DriftWorld — World Model Framework for Robot Manipulation
Overview
DriftWorld is a world model framework that predicts the next visual state of a robot manipulation scene given the current image and action. It implements four generative architectures — VAE, DDPM, Flow Matching, and Drifting Models — on a shared DiT backbone, enabling fair comparison under identical conditions. The goal is to find efficient world models suitable for real-time model-based planning in robotics.
Architecture
All four models share the same pipeline and backbone, differing only in the generative mechanism:
Image (256×256) → [Frozen SD-VAE Encoder] → z (4×32×32)
│
┌─────────────────┴─────────────────┐
│ World Model f(z_t, a_t, r_t) │
│ │
│ Shared DiT-S/2 backbone (~33M) │
│ + AdaLN-Zero conditioning │
│ │
│ Variants: │
│ • VAE (1-step, blurry) │
│ • DDPM (50-step DDIM) │
│ • Flow Match (5-step Euler) │
│ • Drifting (1-step, WIP) │
└─────────────────┬─────────────────┘
│
ẑ_{t+1} + r̂_{t+1}
│
[Frozen SD-VAE Decoder] → Image (256×256)
Inputs: current image latent z_t, 7D relative action a_t, 15D proprioception r_t
Outputs: predicted next image latent ẑ_{t+1}, predicted next proprioception r̂_{t+1}
Results
Autoregressive Rollout Comparison
Given the first frame and a sequence of 64 expert actions (push_blue_block_left), each world model autoregressively predicts the next 64 frames.
| Training set — Columns: GT | CALVIN Sim | VAE | Flow(5) | DDPM(50) |

| Validation set (unseen data) — Columns: GT | VAE | Flow(5) | DDPM(50) | DDPM(100) |

DDPM collapses to noise on unseen data. Only VAE and Flow Matching survive 64-step autoregressive rollout.
Key Findings
| Model | Training Rollout | Validation Rollout | Overall |
|---|---|---|---|
| VAE | Stable, blurry | Stable, blurry | Best stability, worst sharpness |
| Flow(5) | Stable, sharp | Stable, sharp | Best overall |
| DDPM(50) | Stable | Collapsed to noise | Overfits, unsuitable for rollouts |
| Drifting | Mode collapsed | N/A | WIP |
DDIM Denoising Step Sweep
Single-step reconstruction quality as a function of denoising steps.
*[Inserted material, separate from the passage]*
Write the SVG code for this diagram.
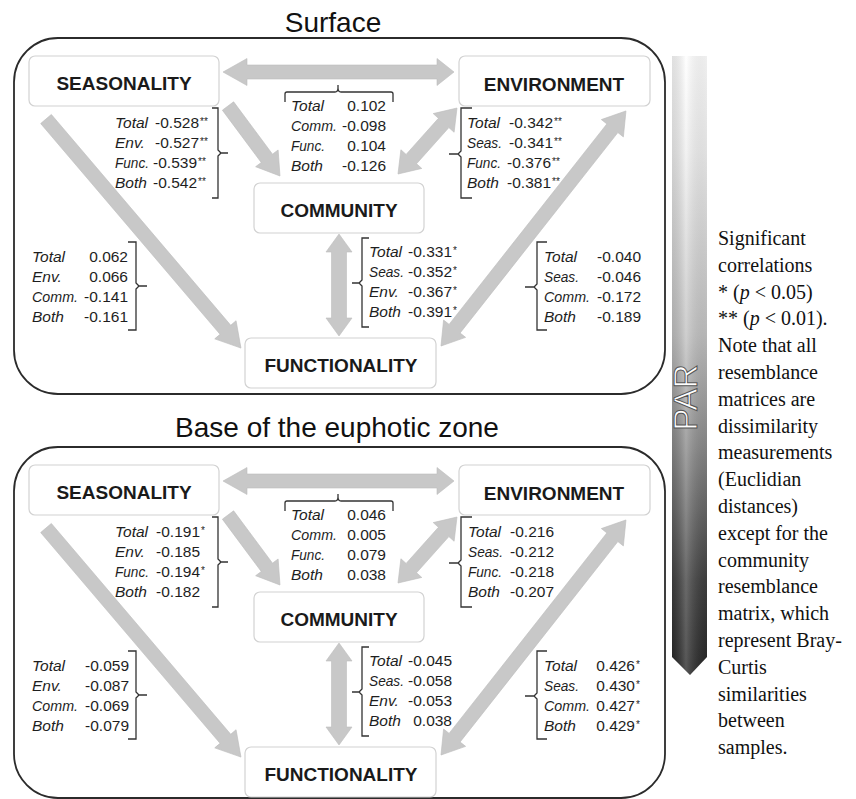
<svg xmlns="http://www.w3.org/2000/svg" width="856" height="799" viewBox="0 0 856 799">
<defs>
<style>
.box{fill:#fff;stroke:#d2d2d2;stroke-width:1.2}
.nt{font-family:"Liberation Sans",Arial,sans-serif;font-weight:bold;font-size:19px;fill:#1a1a1a;text-anchor:middle}
.lab{font-family:"Liberation Sans",Arial,sans-serif;font-size:15.5px;fill:#1e1e1e;font-style:italic}
.val{font-family:"Liberation Sans",Arial,sans-serif;font-size:15.5px;fill:#1e1e1e;text-anchor:end}
.st{font-family:"Liberation Sans",Arial,sans-serif;font-size:10px;fill:#222}
.br{fill:none;stroke:#333;stroke-width:1.3}
.arr{fill:#c8c8c8;stroke:#bdbdbd;stroke-width:0.6}
.panel{fill:none;stroke:#2b2b2b;stroke-width:1.8}
.pt{font-family:"Liberation Sans",Arial,sans-serif;font-size:28px;fill:#111;text-anchor:middle}
.note{font-family:"Liberation Serif","Times New Roman",serif;font-size:20px;fill:#111}
</style>
<linearGradient id="parV" x1="0" y1="0" x2="0" y2="1">
<stop offset="0" stop-color="#ffffff"/>
<stop offset="0.15" stop-color="#f0f0f0"/>
<stop offset="0.45" stop-color="#c2c2c2"/>
<stop offset="0.62" stop-color="#8e8e8e"/>
<stop offset="0.85" stop-color="#404040"/>
<stop offset="1" stop-color="#262626"/>
</linearGradient>
<linearGradient id="parH" x1="0" y1="0" x2="1" y2="0">
<stop offset="0" stop-color="#000" stop-opacity="0.12"/>
<stop offset="0.4" stop-color="#fff" stop-opacity="0.22"/>
<stop offset="1" stop-color="#000" stop-opacity="0.06"/>
</linearGradient>
</defs>
<rect width="856" height="799" fill="#fff"/>

<!-- PAR bar -->
<g id="par">
<path d="M672,56 H707 V657 L690,675 L672,657 Z" fill="url(#parV)"/>
<path d="M672,56 H707 V657 L690,675 L672,657 Z" fill="url(#parH)"/>
<text transform="translate(697,397.5) rotate(-90)" text-anchor="middle" font-family="'Liberation Sans',Arial,sans-serif" font-size="33.5" fill="#fff" stroke="#555" stroke-width="1">PAR</text>
</g>

<!-- Note text -->
<g id="note" class="note">
<text x="718" y="245">Significant</text>
<text x="718" y="271.8">correlations</text>
<text x="718" y="298.6">* (<tspan font-style="italic">p</tspan> &lt; 0.05)</text>
<text x="718" y="325.4">** (<tspan font-style="italic">p</tspan> &lt; 0.01).</text>
<text x="718" y="352.2">Note that all</text>
<text x="718" y="379">resemblance</text>
<text x="718" y="405.8">matrices are</text>
<text x="718" y="432.6">dissimilarity</text>
<text x="718" y="459.4">measurements</text>
<text x="718" y="486.2">(Euclidian</text>
<text x="718" y="513">distances)</text>
<text x="718" y="539.8">except for the</text>
<text x="718" y="566.6">community</text>
<text x="718" y="593.4">resemblance</text>
<text x="718" y="620.2">matrix, which</text>
<text x="718" y="647">represent Bray-</text>
<text x="718" y="673.8">Curtis</text>
<text x="718" y="700.6">similarities</text>
<text x="718" y="727.4">between</text>
<text x="718" y="754.2">samples.</text>
</g>

<!-- ================= TOP PANEL ================= -->
<text class="pt" x="333" y="32">Surface</text>
<rect class="panel" x="14" y="38" width="651" height="356" rx="44"/>

<g id="connectors-top">
<polygon class="arr" transform="translate(223,72)" points="0,0 24,-13.5 24,-7 214,-7 214,-13.5 231,0 214,13.5 214,7 24,7 24,13.5"/>
<polygon class="arr" transform="translate(228,106) rotate(53.4)" points="0,-7 65.2,-7 65.2,-14 87.2,0 65.2,14 65.2,7 0,7"/>
<polygon class="arr" transform="translate(398,174) rotate(-48.2)" points="0,0 20,-14 20,-7 68.5,-7 68.5,-14 88.5,0 68.5,14 68.5,7 20,7 20,14"/>
<polygon class="arr" transform="translate(46,119) rotate(49.6)" points="0,-7 276.8,-7 276.8,-14 300.8,0 276.8,14 276.8,7 0,7"/>
<polygon class="arr" transform="translate(441,346) rotate(-51.8)" points="0,0 22,-14 22,-7 277.1,-7 277.1,-14 299.1,0 277.1,14 277.1,7 22,7 22,14"/>
<polygon class="arr" points="339,234 352,252 346.5,252 346.5,318 352,318 339,336 326,318 331.5,318 331.5,252 326,252"/>
</g>

<g id="seasonality-top"><rect class="box" x="29" y="56" width="190" height="50" rx="6"/><text class="nt" x="124" y="90">SEASONALITY</text></g>
<g id="environment-top"><rect class="box" x="459" y="56" width="191" height="50" rx="6"/><text class="nt" x="554" y="91">ENVIRONMENT</text></g>
<g id="community-top"><rect class="box" x="254" y="183" width="170" height="50" rx="6"/><text class="nt" x="339" y="217">COMMUNITY</text></g>
<g id="functionality-top"><rect class="box" x="245" y="338" width="191" height="50" rx="6"/><text class="nt" x="341" y="372">FUNCTIONALITY</text></g>

<g id="labels-top">
<!-- A -->
<path class="br" d="M212,108 H218 V150 L221,153 H228 M221,153 L218,156 V198 H212"/>
<text class="lab" x="115" y="128">Total</text><text class="val" x="199" y="128">-0.528</text><text class="st" x="200" y="125">**</text>
<text class="lab" x="115" y="148">Env.</text><text class="val" x="199" y="148">-0.527</text><text class="st" x="200" y="145">**</text>
<text class="lab" x="115" y="168" textLength="34" lengthAdjust="spacingAndGlyphs">Func.</text><text class="val" x="197" y="168">-0.539</text><text class="st" x="198" y="165">**</text>
<text class="lab" x="115" y="188">Both</text><text class="val" x="197" y="188">-0.542</text><text class="st" x="198" y="185">**</text>
<!-- B -->
<path class="br" d="M285,102 V94 Q285,92 287,92 H335 Q338,92 338,88 V85 M338,88 Q338,92 341,92 H391 Q393,92 393,94 V102"/>
<text class="lab" x="291" y="111">Total</text><text class="val" x="386" y="111">0.102</text>
<text class="lab" x="291" y="131" textLength="46" lengthAdjust="spacingAndGlyphs">Comm.</text><text class="val" x="386" y="131">-0.098</text>
<text class="lab" x="291" y="151" textLength="34" lengthAdjust="spacingAndGlyphs">Func.</text><text class="val" x="386" y="151">0.104</text>
<text class="lab" x="291" y="171">Both</text><text class="val" x="386" y="171">-0.126</text>
<!-- C -->
<path class="br" d="M472,108 H461 V151 L458,154 H449 M458,154 L461,157 V198 H472"/>
<text class="lab" x="467" y="128">Total</text><text class="val" x="553" y="128">-0.342</text><text class="st" x="554" y="125">**</text>
<text class="lab" x="467" y="148" textLength="35" lengthAdjust="spacingAndGlyphs">Seas.</text><text class="val" x="553" y="148">-0.341</text><text class="st" x="554" y="145">**</text>
<text class="lab" x="467" y="168" textLength="34" lengthAdjust="spacingAndGlyphs">Func.</text><text class="val" x="551" y="168">-0.376</text><text class="st" x="552" y="165">**</text>
<text class="lab" x="467" y="188">Both</text><text class="val" x="551" y="188">-0.381</text><text class="st" x="552" y="185">**</text>
<!-- D -->
<path class="br" d="M128,242 H136 V283 L139,286 H147 M139,286 L136,289 V330 H128"/>
<text class="lab" x="32" y="262">Total</text><text class="val" x="128" y="262">0.062</text>
<text class="lab" x="32" y="282">Env.</text><text class="val" x="128" y="282">0.066</text>
<text class="lab" x="32" y="302" textLength="46" lengthAdjust="spacingAndGlyphs">Comm.</text><text class="val" x="128" y="302">-0.141</text>
<text class="lab" x="32" y="322">Both</text><text class="val" x="128" y="322">-0.161</text>
<!-- E -->
<path class="br" d="M369,238 H362 V280 L359,283 H352 M359,283 L362,286 V327 H369"/>
<text class="lab" x="369" y="257">Total</text><text class="val" x="452" y="257">-0.331</text><text class="st" x="453" y="254">*</text>
<text class="lab" x="369" y="277" textLength="35" lengthAdjust="spacingAndGlyphs">Seas.</text><text class="val" x="452" y="277">-0.352</text><text class="st" x="453" y="274">*</text>
<text class="lab" x="369" y="297">Env.</text><text class="val" x="452" y="297">-0.367</text><text class="st" x="453" y="294">*</text>
<text class="lab" x="369" y="317">Both</text><text class="val" x="452" y="317">-0.391</text><text class="st" x="453" y="314">*</text>
<!-- F -->
<path class="br" d="M547,242 H537 V284 L534,287 H525 M534,287 L537,290 V330 H547"/>
<text class="lab" x="544" y="262">Total</text><text class="val" x="641" y="262">-0.040</text>
<text class="lab" x="544" y="282" textLength="35" lengthAdjust="spacingAndGlyphs">Seas.</text><text class="val" x="641" y="282">-0.046</text>
<text class="lab" x="544" y="302" textLength="46" lengthAdjust="spacingAndGlyphs">Comm.</text><text class="val" x="641" y="302">-0.172</text>
<text class="lab" x="544" y="322">Both</text><text class="val" x="641" y="322">-0.189</text>
</g>

<!-- ================= BOTTOM PANEL ================= -->
<text class="pt" x="337" y="437">Base of the euphotic zone</text>
<rect class="panel" x="14" y="447" width="651" height="351" rx="44"/>

<g transform="translate(0,409)">
<g id="connectors-bottom">
<polygon class="arr" transform="translate(223,72)" points="0,0 24,-13.5 24,-7 214,-7 214,-13.5 231,0 214,13.5 214,7 24,7 24,13.5"/>
<polygon class="arr" transform="translate(228,106) rotate(53.4)" points="0,-7 65.2,-7 65.2,-14 87.2,0 65.2,14 65.2,7 0,7"/>
<polygon class="arr" transform="translate(398,174) rotate(-48.2)" points="0,0 20,-14 20,-7 68.5,-7 68.5,-14 88.5,0 68.5,14 68.5,7 20,7 20,14"/>
<polygon class="arr" transform="translate(46,119) rotate(49.6)" points="0,-7 276.8,-7 276.8,-14 300.8,0 276.8,14 276.8,7 0,7"/>
<polygon class="arr" transform="translate(441,346) rotate(-51.8)" points="0,0 22,-14 22,-7 277.1,-7 277.1,-14 299.1,0 277.1,14 277.1,7 22,7 22,14"/>
<polygon class="arr" points="339,234 352,252 346.5,252 346.5,318 352,318 339,336 326,318 331.5,318 331.5,252 326,252"/>
</g>

<g id="seasonality-bottom"><rect class="box" x="29" y="56" width="190" height="50" rx="6"/><text class="nt" x="124" y="90">SEASONALITY</text></g>
<g id="environment-bottom"><rect class="box" x="459" y="56" width="191" height="50" rx="6"/><text class="nt" x="554" y="91">ENVIRONMENT</text></g>
<g id="community-bottom"><rect class="box" x="254" y="183" width="170" height="50" rx="6"/><text class="nt" x="339" y="217">COMMUNITY</text></g>
<g id="functionality-bottom"><rect class="box" x="245" y="338" width="191" height="50" rx="6"/><text class="nt" x="341" y="372">FUNCTIONALITY</text></g>

<g id="labels-bottom">
<!-- A -->
<path class="br" d="M212,108 H218 V150 L221,153 H228 M221,153 L218,156 V198 H212"/>
<text class="lab" x="115" y="128">Total</text><text class="val" x="200" y="128">-0.191</text><text class="st" x="201" y="125">*</text>
<text class="lab" x="115" y="148">Env.</text><text class="val" x="200" y="148">-0.185</text>
<text class="lab" x="115" y="168" textLength="34" lengthAdjust="spacingAndGlyphs">Func.</text><text class="val" x="200" y="168">-0.194</text><text class="st" x="201" y="165">*</text>
<text class="lab" x="115" y="188">Both</text><text class="val" x="200" y="188">-0.182</text>
<!-- B -->
<path class="br" d="M285,102 V94 Q285,92 287,92 H335 Q338,92 338,88 V85 M338,88 Q338,92 341,92 H391 Q393,92 393,94 V102"/>
<text class="lab" x="291" y="111">Total</text><text class="val" x="386" y="111">0.046</text>
<text class="lab" x="291" y="131" textLength="46" lengthAdjust="spacingAndGlyphs">Comm.</text><text class="val" x="386" y="131">0.005</text>
<text class="lab" x="291" y="151" textLength="34" lengthAdjust="spacingAndGlyphs">Func.</text><text class="val" x="386" y="151">0.079</text>
<text class="lab" x="291" y="171">Both</text><text class="val" x="386" y="171">0.038</text>
<!-- C -->
<path class="br" d="M472,108 H461 V151 L458,154 H449 M458,154 L461,157 V198 H472"/>
<text class="lab" x="468" y="128">Total</text><text class="val" x="554" y="128">-0.216</text>
<text class="lab" x="468" y="148" textLength="35" lengthAdjust="spacingAndGlyphs">Seas.</text><text class="val" x="554" y="148">-0.212</text>
<text class="lab" x="468" y="168" textLength="34" lengthAdjust="spacingAndGlyphs">Func.</text><text class="val" x="554" y="168">-0.218</text>
<text class="lab" x="468" y="188">Both</text><text class="val" x="554" y="188">-0.207</text>
<!-- D -->
<path class="br" d="M128,242 H136 V283 L139,286 H147 M139,286 L136,289 V330 H128"/>
<text class="lab" x="32" y="262">Total</text><text class="val" x="129" y="262">-0.059</text>
<text class="lab" x="32" y="282">Env.</text><text class="val" x="129" y="282">-0.087</text>
<text class="lab" x="32" y="302" textLength="46" lengthAdjust="spacingAndGlyphs">Comm.</text><text class="val" x="129" y="302">-0.069</text>
<text class="lab" x="32" y="322">Both</text><text class="val" x="129" y="322">-0.079</text>
<!-- E -->
<path class="br" d="M369,238 H362 V280 L359,283 H352 M359,283 L362,286 V327 H369"/>
<text class="lab" x="369" y="257">Total</text><text class="val" x="452" y="257">-0.045</text>
<text class="lab" x="369" y="277" textLength="35" lengthAdjust="spacingAndGlyphs">Seas.</text><text class="val" x="452" y="277">-0.058</text>
<text class="lab" x="369" y="297">Env.</text><text class="val" x="452" y="297">-0.053</text>
<text class="lab" x="369" y="317">Both</text><text class="val" x="452" y="317">0.038</text>
<!-- F -->
<path class="br" d="M547,242 H537 V284 L534,287 H525 M534,287 L537,290 V330 H547"/>
<text class="lab" x="544" y="262">Total</text><text class="val" x="635" y="262">0.426</text><text class="st" x="636" y="259">*</text>
<text class="lab" x="544" y="282" textLength="35" lengthAdjust="spacingAndGlyphs">Seas.</text><text class="val" x="635" y="282">0.430</text><text class="st" x="636" y="279">*</text>
<text class="lab" x="544" y="302" textLength="46" lengthAdjust="spacingAndGlyphs">Comm.</text><text class="val" x="635" y="302">0.427</text><text class="st" x="636" y="299">*</text>
<text class="lab" x="544" y="322">Both</text><text class="val" x="635" y="322">0.429</text><text class="st" x="636" y="319">*</text>
</g>
</g>
</svg>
During this analysis, I discovered a critical clip_sample bug in the DDIM scheduler — SD-VAE latents range [-3.5, 3.2], not [-1, 1], so the default clipping was destroying latent values. After the fix, 5 DDIM steps achieves SSIM 0.976, nearly identical to 250 steps.

Flow Matching Step Sweep
Autoregressive rollout quality as a function of Euler integration steps. Counterintuitively, more steps decreases rollout quality — each step introduces small errors that compound autoregressively. 5 Euler steps is optimal (avg SSIM 0.892 over 64-step rollout).

Technical Details
- Backbone: DiT-S/2 with AdaLN-Zero conditioning, ~33M parameters
- Dataset: CALVIN task_D_D (single-environment robot manipulation)
- Training: 200K steps per model, AdamW, OneCycleLR, FP16 mixed precision
- Latent space: Frozen Stable Diffusion VAE (256×256 → 4×32×32)
- Metrics: SSIM, LPIPS (AlexNet), Pixel MSE, Latent MSE
- Infrastructure: Hydra configs, W&B logging, uv for dependency management
Current Status
Flow Matching at 5 Euler steps is the clear winner for autoregressive rollouts, combining sharp predictions with stable multi-step propagation. The Drifting Model currently suffers from mode collapse and requires architectural changes (residual connections, batch-level drifting field). PPO policy training in the learned world model is underway, with preliminary infrastructure for training and evaluating policies in CALVIN simulation.